> _Stated problem_:
Write out all of the lines below, exactly and completely.

* Begin Source data *

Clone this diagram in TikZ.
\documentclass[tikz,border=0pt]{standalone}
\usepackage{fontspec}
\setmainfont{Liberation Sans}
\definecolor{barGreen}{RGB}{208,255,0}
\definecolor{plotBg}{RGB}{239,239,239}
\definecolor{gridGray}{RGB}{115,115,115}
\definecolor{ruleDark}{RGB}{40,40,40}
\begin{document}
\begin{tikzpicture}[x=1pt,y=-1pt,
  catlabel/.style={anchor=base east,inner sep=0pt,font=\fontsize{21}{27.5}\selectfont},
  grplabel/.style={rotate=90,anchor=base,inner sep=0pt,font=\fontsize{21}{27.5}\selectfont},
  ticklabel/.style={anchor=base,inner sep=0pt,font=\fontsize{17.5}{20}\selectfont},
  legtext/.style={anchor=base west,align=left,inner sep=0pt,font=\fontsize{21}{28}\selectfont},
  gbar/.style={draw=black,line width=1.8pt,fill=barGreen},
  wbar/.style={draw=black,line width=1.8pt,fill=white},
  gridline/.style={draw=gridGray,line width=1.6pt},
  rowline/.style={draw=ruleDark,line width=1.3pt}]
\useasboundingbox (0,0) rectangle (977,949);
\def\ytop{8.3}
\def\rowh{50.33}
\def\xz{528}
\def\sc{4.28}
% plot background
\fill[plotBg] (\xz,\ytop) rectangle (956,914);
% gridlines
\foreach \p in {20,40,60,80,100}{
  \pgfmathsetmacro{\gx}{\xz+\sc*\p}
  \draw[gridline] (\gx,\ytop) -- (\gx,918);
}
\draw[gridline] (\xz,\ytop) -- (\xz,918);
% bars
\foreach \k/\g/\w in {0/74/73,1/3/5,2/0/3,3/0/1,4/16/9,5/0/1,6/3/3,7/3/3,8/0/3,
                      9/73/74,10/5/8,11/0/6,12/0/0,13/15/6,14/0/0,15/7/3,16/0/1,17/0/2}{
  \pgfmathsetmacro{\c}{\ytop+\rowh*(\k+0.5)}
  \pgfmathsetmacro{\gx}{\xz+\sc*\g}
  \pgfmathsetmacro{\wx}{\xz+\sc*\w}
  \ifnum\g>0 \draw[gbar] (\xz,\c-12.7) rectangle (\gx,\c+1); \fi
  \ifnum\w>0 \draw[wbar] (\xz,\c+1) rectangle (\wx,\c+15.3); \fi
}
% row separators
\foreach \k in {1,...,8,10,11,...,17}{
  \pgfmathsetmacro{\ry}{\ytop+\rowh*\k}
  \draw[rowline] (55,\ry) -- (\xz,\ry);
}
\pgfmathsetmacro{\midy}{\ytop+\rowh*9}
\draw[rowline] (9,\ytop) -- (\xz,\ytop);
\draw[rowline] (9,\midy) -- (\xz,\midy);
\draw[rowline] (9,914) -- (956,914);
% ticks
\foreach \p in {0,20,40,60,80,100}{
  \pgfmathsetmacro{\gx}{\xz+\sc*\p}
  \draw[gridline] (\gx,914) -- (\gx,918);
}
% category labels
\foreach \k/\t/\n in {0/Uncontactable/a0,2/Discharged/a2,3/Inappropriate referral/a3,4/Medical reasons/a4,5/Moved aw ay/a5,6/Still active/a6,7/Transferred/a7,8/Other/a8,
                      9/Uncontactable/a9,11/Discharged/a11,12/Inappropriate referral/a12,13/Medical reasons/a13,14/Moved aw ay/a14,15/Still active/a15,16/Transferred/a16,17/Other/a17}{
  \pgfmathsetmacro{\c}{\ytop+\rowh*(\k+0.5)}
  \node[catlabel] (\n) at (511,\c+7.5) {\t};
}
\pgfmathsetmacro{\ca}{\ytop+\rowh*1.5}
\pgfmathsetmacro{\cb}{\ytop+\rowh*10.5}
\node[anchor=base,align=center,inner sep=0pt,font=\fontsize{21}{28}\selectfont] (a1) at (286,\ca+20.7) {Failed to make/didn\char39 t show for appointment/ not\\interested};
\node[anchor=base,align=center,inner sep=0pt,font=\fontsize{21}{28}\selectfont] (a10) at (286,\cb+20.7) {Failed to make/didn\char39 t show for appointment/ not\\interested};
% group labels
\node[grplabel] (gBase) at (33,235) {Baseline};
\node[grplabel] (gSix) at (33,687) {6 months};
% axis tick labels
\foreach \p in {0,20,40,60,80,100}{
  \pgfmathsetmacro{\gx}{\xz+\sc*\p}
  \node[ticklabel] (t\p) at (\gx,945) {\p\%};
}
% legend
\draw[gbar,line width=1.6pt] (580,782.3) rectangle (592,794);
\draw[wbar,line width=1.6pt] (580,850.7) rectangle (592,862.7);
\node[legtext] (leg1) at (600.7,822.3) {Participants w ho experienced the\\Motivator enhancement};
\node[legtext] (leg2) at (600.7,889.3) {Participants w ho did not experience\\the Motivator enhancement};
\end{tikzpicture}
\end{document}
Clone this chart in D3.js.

* End Source data *

> _Written reply_:
Clone this diagram in TikZ.
\documentclass[tikz,border=0pt]{standalone}
\usepackage{fontspec}
\setmainfont{Liberation Sans}
\definecolor{barGreen}{RGB}{208,255,0}
\definecolor{plotBg}{RGB}{239,239,239}
\definecolor{gridGray}{RGB}{115,115,115}
\definecolor{ruleDark}{RGB}{40,40,40}
\begin{document}
\begin{tikzpicture}[x=1pt,y=-1pt,
  catlabel/.style={anchor=base east,inner sep=0pt,font=\fontsize{21}{27.5}\selectfont},
  grplabel/.style={rotate=90,anchor=base,inner sep=0pt,font=\fontsize{21}{27.5}\selectfont},
  ticklabel/.style={anchor=base,inner sep=0pt,font=\fontsize{17.5}{20}\selectfont},
  legtext/.style={anchor=base west,align=left,inner sep=0pt,font=\fontsize{21}{28}\selectfont},
  gbar/.style={draw=black,line width=1.8pt,fill=barGreen},
  wbar/.style={draw=black,line width=1.8pt,fill=white},
  gridline/.style={draw=gridGray,line width=1.6pt},
  rowline/.style={draw=ruleDark,line width=1.3pt}]
\useasboundingbox (0,0) rectangle (977,949);
\def\ytop{8.3}
\def\rowh{50.33}
\def\xz{528}
\def\sc{4.28}
% plot background
\fill[plotBg] (\xz,\ytop) rectangle (956,914);
% gridlines
\foreach \p in {20,40,60,80,100}{
  \pgfmathsetmacro{\gx}{\xz+\sc*\p}
  \draw[gridline] (\gx,\ytop) -- (\gx,918);
}
\draw[gridline] (\xz,\ytop) -- (\xz,918);
% bars
\foreach \k/\g/\w in {0/74/73,1/3/5,2/0/3,3/0/1,4/16/9,5/0/1,6/3/3,7/3/3,8/0/3,
                      9/73/74,10/5/8,11/0/6,12/0/0,13/15/6,14/0/0,15/7/3,16/0/1,17/0/2}{
  \pgfmathsetmacro{\c}{\ytop+\rowh*(\k+0.5)}
  \pgfmathsetmacro{\gx}{\xz+\sc*\g}
  \pgfmathsetmacro{\wx}{\xz+\sc*\w}
  \ifnum\g>0 \draw[gbar] (\xz,\c-12.7) rectangle (\gx,\c+1); \fi
  \ifnum\w>0 \draw[wbar] (\xz,\c+1) rectangle (\wx,\c+15.3); \fi
}
% row separators
\foreach \k in {1,...,8,10,11,...,17}{
  \pgfmathsetmacro{\ry}{\ytop+\rowh*\k}
  \draw[rowline] (55,\ry) -- (\xz,\ry);
}
\pgfmathsetmacro{\midy}{\ytop+\rowh*9}
\draw[rowline] (9,\ytop) -- (\xz,\ytop);
\draw[rowline] (9,\midy) -- (\xz,\midy);
\draw[rowline] (9,914) -- (956,914);
% ticks
\foreach \p in {0,20,40,60,80,100}{
  \pgfmathsetmacro{\gx}{\xz+\sc*\p}
  \draw[gridline] (\gx,914) -- (\gx,918);
}
% category labels
\foreach \k/\t/\n in {0/Uncontactable/a0,2/Discharged/a2,3/Inappropriate referral/a3,4/Medical reasons/a4,5/Moved aw ay/a5,6/Still active/a6,7/Transferred/a7,8/Other/a8,
                      9/Uncontactable/a9,11/Discharged/a11,12/Inappropriate referral/a12,13/Medical reasons/a13,14/Moved aw ay/a14,15/Still active/a15,16/Transferred/a16,17/Other/a17}{
  \pgfmathsetmacro{\c}{\ytop+\rowh*(\k+0.5)}
  \node[catlabel] (\n) at (511,\c+7.5) {\t};
}
\pgfmathsetmacro{\ca}{\ytop+\rowh*1.5}
\pgfmathsetmacro{\cb}{\ytop+\rowh*10.5}
\node[anchor=base,align=center,inner sep=0pt,font=\fontsize{21}{28}\selectfont] (a1) at (286,\ca+20.7) {Failed to make/didn\char39 t show for appointment/ not\\interested};
\node[anchor=base,align=center,inner sep=0pt,font=\fontsize{21}{28}\selectfont] (a10) at (286,\cb+20.7) {Failed to make/didn\char39 t show for appointment/ not\\interested};
% group labels
\node[grplabel] (gBase) at (33,235) {Baseline};
\node[grplabel] (gSix) at (33,687) {6 months};
% axis tick labels
\foreach \p in {0,20,40,60,80,100}{
  \pgfmathsetmacro{\gx}{\xz+\sc*\p}
  \node[ticklabel] (t\p) at (\gx,945) {\p\%};
}
% legend
\draw[gbar,line width=1.6pt] (580,782.3) rectangle (592,794);
\draw[wbar,line width=1.6pt] (580,850.7) rectangle (592,862.7);
\node[legtext] (leg1) at (600.7,822.3) {Participants w ho experienced the\\Motivator enhancement};
\node[legtext] (leg2) at (600.7,889.3) {Participants w ho did not experience\\the Motivator enhancement};
\end{tikzpicture}
\end{document}
Clone this chart in D3.js.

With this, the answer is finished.